Extracted records:
§ §

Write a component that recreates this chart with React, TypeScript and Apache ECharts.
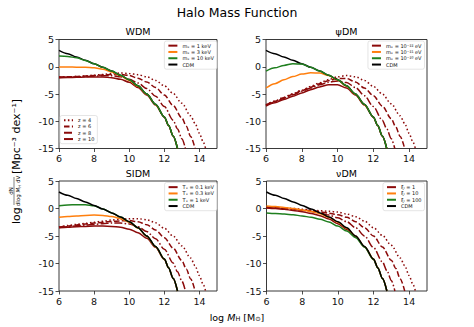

§ §

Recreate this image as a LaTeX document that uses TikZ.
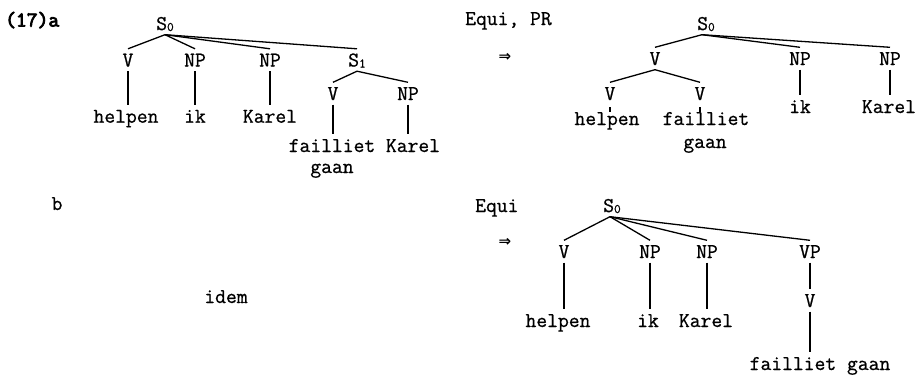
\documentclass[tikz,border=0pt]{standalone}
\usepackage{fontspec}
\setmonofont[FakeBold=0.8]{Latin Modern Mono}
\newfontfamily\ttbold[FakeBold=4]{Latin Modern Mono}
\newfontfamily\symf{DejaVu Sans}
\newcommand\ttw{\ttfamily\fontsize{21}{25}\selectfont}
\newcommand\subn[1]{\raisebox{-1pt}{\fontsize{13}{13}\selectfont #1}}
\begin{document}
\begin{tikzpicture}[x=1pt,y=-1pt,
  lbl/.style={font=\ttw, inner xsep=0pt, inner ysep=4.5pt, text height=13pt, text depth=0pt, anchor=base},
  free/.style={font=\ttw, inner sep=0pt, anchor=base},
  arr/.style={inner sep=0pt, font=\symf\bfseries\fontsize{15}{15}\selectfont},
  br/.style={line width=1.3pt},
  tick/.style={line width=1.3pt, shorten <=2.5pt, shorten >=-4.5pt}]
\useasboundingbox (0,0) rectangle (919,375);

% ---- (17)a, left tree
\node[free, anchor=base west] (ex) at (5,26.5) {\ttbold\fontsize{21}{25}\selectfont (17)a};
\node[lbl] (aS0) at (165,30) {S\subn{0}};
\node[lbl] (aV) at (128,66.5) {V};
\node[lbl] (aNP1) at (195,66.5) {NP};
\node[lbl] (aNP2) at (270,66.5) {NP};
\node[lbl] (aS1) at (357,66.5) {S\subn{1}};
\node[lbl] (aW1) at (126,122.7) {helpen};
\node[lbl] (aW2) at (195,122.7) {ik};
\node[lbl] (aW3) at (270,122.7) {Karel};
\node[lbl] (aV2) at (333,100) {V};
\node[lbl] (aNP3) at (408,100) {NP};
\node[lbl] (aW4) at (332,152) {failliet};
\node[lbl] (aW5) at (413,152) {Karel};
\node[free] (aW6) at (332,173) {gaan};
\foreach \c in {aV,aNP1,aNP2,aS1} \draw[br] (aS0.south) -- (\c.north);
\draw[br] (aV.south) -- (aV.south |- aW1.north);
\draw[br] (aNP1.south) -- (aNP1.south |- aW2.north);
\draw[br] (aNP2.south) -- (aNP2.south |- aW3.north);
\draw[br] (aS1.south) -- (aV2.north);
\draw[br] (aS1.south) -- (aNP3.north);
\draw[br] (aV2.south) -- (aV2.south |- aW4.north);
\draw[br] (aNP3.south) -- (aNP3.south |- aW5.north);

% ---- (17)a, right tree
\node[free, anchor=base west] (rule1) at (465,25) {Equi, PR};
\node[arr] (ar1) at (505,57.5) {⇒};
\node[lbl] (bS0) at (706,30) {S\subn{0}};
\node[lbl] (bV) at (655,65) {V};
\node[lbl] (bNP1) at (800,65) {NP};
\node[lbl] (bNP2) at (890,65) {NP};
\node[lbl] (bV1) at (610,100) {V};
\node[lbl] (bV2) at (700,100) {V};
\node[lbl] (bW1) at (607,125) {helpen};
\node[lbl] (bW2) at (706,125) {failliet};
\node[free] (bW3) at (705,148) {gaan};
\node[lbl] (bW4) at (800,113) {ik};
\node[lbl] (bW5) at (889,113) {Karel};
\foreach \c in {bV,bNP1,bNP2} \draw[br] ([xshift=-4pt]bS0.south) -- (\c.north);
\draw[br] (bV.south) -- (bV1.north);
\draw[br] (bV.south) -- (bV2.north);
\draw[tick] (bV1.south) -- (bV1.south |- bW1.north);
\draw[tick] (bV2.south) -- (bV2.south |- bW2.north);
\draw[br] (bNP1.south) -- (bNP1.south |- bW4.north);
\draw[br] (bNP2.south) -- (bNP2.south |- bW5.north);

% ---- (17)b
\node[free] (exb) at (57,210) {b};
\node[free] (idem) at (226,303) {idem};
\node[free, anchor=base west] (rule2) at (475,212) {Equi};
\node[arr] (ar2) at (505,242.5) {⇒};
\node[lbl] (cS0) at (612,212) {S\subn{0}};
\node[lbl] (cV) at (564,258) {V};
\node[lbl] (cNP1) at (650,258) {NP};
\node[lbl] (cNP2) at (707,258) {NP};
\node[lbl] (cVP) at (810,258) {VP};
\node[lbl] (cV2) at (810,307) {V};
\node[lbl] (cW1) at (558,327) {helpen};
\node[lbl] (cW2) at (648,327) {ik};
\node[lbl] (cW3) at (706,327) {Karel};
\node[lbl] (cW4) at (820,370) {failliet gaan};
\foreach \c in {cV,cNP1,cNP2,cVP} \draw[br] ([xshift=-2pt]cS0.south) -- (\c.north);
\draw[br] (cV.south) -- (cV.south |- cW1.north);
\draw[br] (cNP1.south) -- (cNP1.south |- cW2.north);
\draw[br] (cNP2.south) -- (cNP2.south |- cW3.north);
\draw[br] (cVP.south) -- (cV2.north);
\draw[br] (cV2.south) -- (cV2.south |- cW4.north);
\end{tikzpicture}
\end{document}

§ §

Problem description: Between the line with "Recreate this image" and the line with "(0,0) rectangle (919,375);", ends included, lies the span to copy exactly; copy nothing else and leave out the pictures.

Completed task:
Recreate this image as a LaTeX document that uses TikZ.
\documentclass[tikz,border=0pt]{standalone}
\usepackage{fontspec}
\setmonofont[FakeBold=0.8]{Latin Modern Mono}
\newfontfamily\ttbold[FakeBold=4]{Latin Modern Mono}
\newfontfamily\symf{DejaVu Sans}
\newcommand\ttw{\ttfamily\fontsize{21}{25}\selectfont}
\newcommand\subn[1]{\raisebox{-1pt}{\fontsize{13}{13}\selectfont #1}}
\begin{document}
\begin{tikzpicture}[x=1pt,y=-1pt,
  lbl/.style={font=\ttw, inner xsep=0pt, inner ysep=4.5pt, text height=13pt, text depth=0pt, anchor=base},
  free/.style={font=\ttw, inner sep=0pt, anchor=base},
  arr/.style={inner sep=0pt, font=\symf\bfseries\fontsize{15}{15}\selectfont},
  br/.style={line width=1.3pt},
  tick/.style={line width=1.3pt, shorten <=2.5pt, shorten >=-4.5pt}]
\useasboundingbox (0,0) rectangle (919,375);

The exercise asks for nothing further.